Il n’y aucun bon rôle pour les femmes dans ce roman. Elles sont soit manipulatrices, soit vengeresses, aigries, … Dickens est un auteur de son temps, certes (la caricature des juifs londoniens et des bohémiens qui y est faite en est encore une preuve), ça a eu pour effet de contraster avec l’espèce de bonhommie évidente qu’on colle au personnage, l’adaptation d’Un Chant de Noël (Scrooge ou encore Le Noël de Mickey par Disney) y est pour beaucoup en ce qui me concerne, je le voyais plutôt comme un témoin des conditions sociales de l’époque, défenseur de la veuve et de l’orphelin, mais je pense que devenir adulte c’est aussi se rendre compte des travers de ses héros. (bémol ma gueule tiavu ?)
Malgré tout, je suis d’accord avec Virgina Woolf quand elle dit que les roman de Dickens sont hypnotiques. Il nous calfeutre d’une naïveté et d’une volonté de faire le bien (qui a certes beaucoup évolué depuis 180 ans), il sait réchauffer et sait donner envie de sortir la plus belle part de nous-même.
Oh et c’est un super roman de Noël, mais sur ce point je pense que n’importe quel.le romancier.ère anglais.e victorien.ne en est capable (imagine mon vieux dans 100 ans y’aura des gens capables de sacraliser la new romance des années 2020, c’est dingo nan ?)

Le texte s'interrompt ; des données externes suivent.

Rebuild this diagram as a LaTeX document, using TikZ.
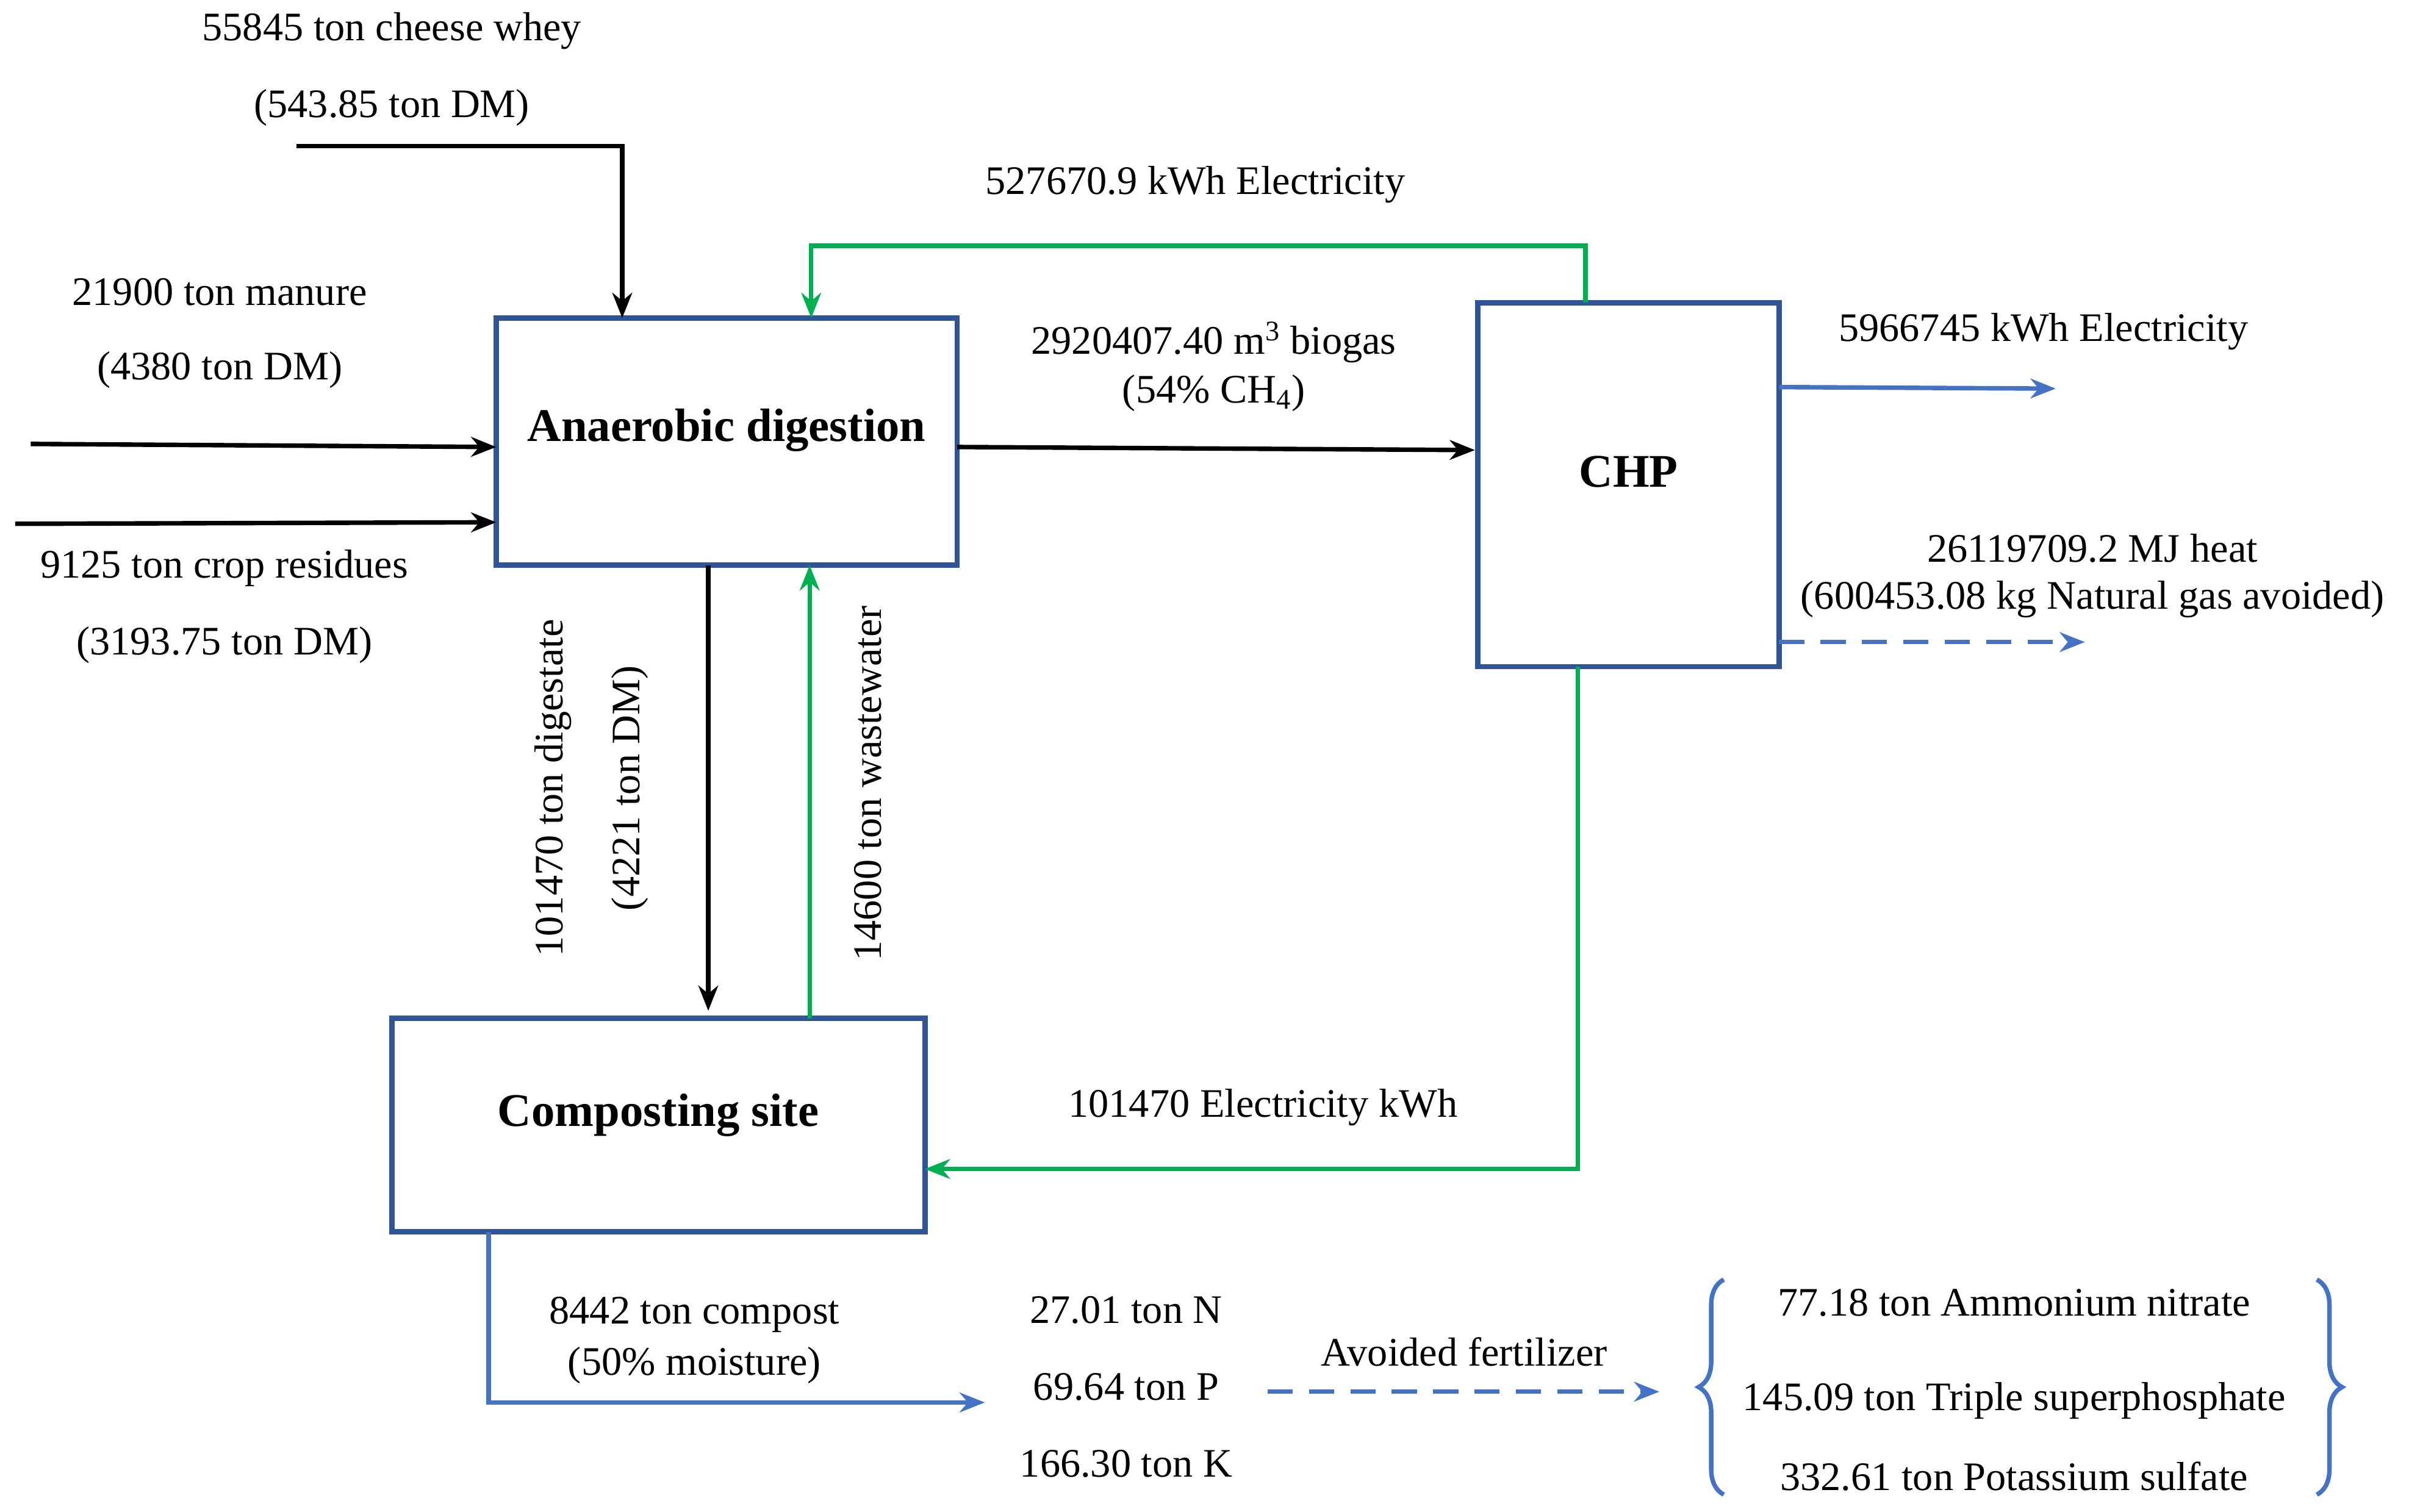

C’était merveilleux (mais avec des petits cheveux dans la soupe par moments, tombés du crâne de Monsieur Temps).
See ya !
Petit truc de dernière minute : Si le prénom Pip te dit quelque chose c'est maybe bicause Matt Stone et Trey Parker l'ont donné à un de leur personnage des premières saisons de South Park (le petit anglais bourgeois chiant qui meurt écrasé par MechaStreisand dans la saison 2).